For the moment, I've been trying to sort out how or why it is that doing some of the "people things" I've wanted to do for too long should have worn me out to telltale giant-cold sore-on-the-lip levels. And how will I moderate my social/family activities in retirement to stay healthy? Last week, my daughter and her two little ones were with us for four wonderful days and I was very happy to be able to run with the two-year old and walk and rock the two-month old. But then we followed up with travel to the city where I did a 40K cycle with my husband and then attended a concert the same evening. The following day was a marvellously convivial four-hour luncheon in a friend's garden, a gathering of 14, only four of whom we'd met before. And since then another long cycle with my husband; a quick dinner with my son's family as they passed through town on their way back home after vacation; a 13.5K run on my own; an afternoon shopping. All fun activities, play, not work. Down-time, right?
So why the damn cold sore, which sends me a loud, clear message I ignore at my peril?
That's where I'm at today, then: thinking about how I'll sort priorities and stay healthy without work as the gate-keeper. Meanwhile, my onerous activity for the day is to meet another blogger for lunch. It's a tough life.

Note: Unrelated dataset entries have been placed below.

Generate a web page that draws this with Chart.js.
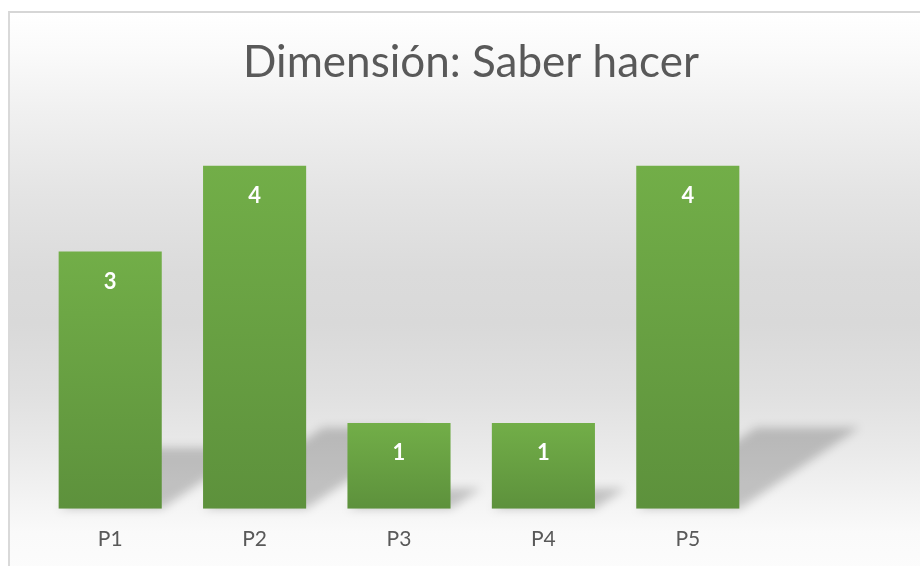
<!DOCTYPE html>
<html><head><meta charset="utf-8">
<script src="https://cdn.jsdelivr.net/npm/chart.js@4.4.0/dist/chart.umd.min.js"></script>
<style>
html,body{margin:0;padding:0;background:#fff;overflow:hidden;width:920px;height:566px;}
#frame{position:absolute;left:8px;top:11px;width:1000px;height:600px;border-left:2px solid #d9d9d9;border-top:2px solid #d6d6d6;
background:linear-gradient(to bottom,#ffffff 0px,#fafafa 40px,#f0f0f0 100px,#e4e4e4 180px,#dbdbdb 260px,#d9d9d9 310px,#e0e0e0 380px,#eaeaea 440px,#f4f4f4 490px,#fafafa 520px,#fcfcfc 560px);}
#wrap{position:absolute;left:0;top:0;width:920px;height:566px;overflow:hidden;}
</style></head>
<body><div id="frame"></div><div id="wrap"><canvas id="c" width="920" height="585"></canvas></div>
<script>
const categories = ['P1','P2','P3','P4','P5'];
const values = [3,4,1,1,4];
const titleText = 'Dimensión: Saber hacer';

const shadowPlugin = {
  id:'barShadow',
  beforeDatasetsDraw(chart){
    const ctx = chart.ctx;
    const meta = chart.getDatasetMeta(0);
    ctx.save();
    ctx.filter = 'blur(5px)';
    ctx.fillStyle = 'rgba(0,0,0,0.2)';
    meta.data.forEach(el=>{
      const h = el.base - el.y;
      const l = el.x - el.width/2, r = el.x + el.width/2;
      const dx = 0.35*h, dy = 0.237*h;
      ctx.beginPath();
      ctx.moveTo(l, el.base);
      ctx.lineTo(r, el.base);
      ctx.lineTo(r+dx, el.base-dy);
      ctx.lineTo(l+dx, el.base-dy);
      ctx.closePath();
      ctx.fill();
    });
    ctx.restore();
  }
};
const labelPlugin = {
  id:'valueLabels',
  afterDatasetsDraw(chart){
    const ctx = chart.ctx;
    const meta = chart.getDatasetMeta(0);
    ctx.save();
    ctx.font = 'bold 22px Lato';
    ctx.fillStyle = '#ffffff';
    ctx.textAlign = 'center';
    ctx.textBaseline = 'middle';
    meta.data.forEach((el,i)=>{
      ctx.fillText(String(values[i]), el.x, el.y + 30);
    });
    ctx.restore();
  }
};

new Chart(document.getElementById('c'), {
  type:'bar',
  data:{
    labels: categories,
    datasets:[{
      data: values,
      barPercentage: 1,
      categoryPercentage: 0.714,
      borderWidth: 0,
      backgroundColor: (c)=>{
        const chart = c.chart;
        if (!chart.chartArea || c.type !== 'data') return '#68a143';
        const ys = chart.scales.y;
        const top = ys.getPixelForValue(c.parsed.y);
        const bot = ys.getPixelForValue(0);
        const g = chart.ctx.createLinearGradient(0, top, 0, bot);
        g.addColorStop(0, '#72ae48');
        g.addColorStop(1, '#5d913c');
        return g;
      }
    }]
  },
  options:{
    responsive:false,
    animation:false,
    devicePixelRatio:1,
    layout:{padding:{left:38,right:16,top:0,bottom:15}},
    plugins:{
      legend:{display:false},
      tooltip:{enabled:false},
      title:{display:true,text:titleText,color:'#595959',
        font:{family:'Lato',size:44,weight:'normal'},
        padding:{top:36,bottom:34}}
    },
    scales:{
      x:{grid:{display:false,drawTicks:false},border:{display:false},
         ticks:{color:'#595959',font:{family:'Lato',size:21},padding:18}},
      y:{display:true,position:'right',min:0,max:4.5,
         grid:{display:false,drawTicks:false},border:{display:false},
         ticks:{display:false},
         afterFit(s){ s.width = 144; }}
    }
  },
  plugins:[shadowPlugin,labelPlugin]
});
</script>
</body></html>
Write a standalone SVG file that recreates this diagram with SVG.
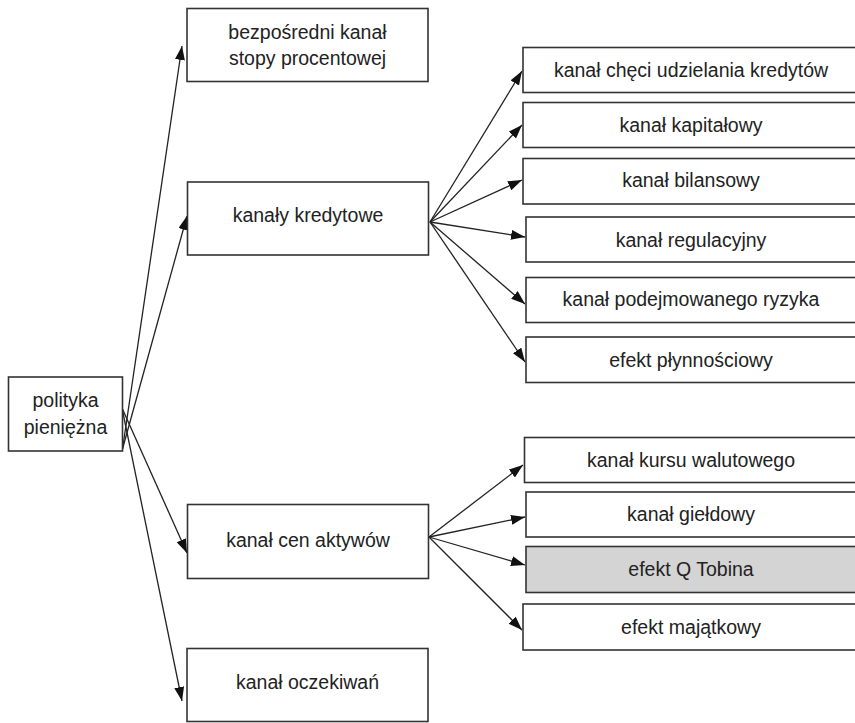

I'm kidding, obviously, but I do need to figure out how much wear and tear the social stuff entails and then figure out when the wear and tear is worth it, when to say "no" and how to build in the necessary recovery time. Meanwhile, for whatever reasons, Instagram has been suiting my need to connect at an energy cost I can manage. Because I've been naturally turning to IG so often, I thought I'd try blogging from BlogGo, the phone app that might let me try short-and-sweet rather than longer, perhaps more cohesive posts. And I'm throwing in a few photos I've IG'd lately ( and some I haven't), just because...
Let me know what you think. Otherwise, I'm just babbling away here on my own.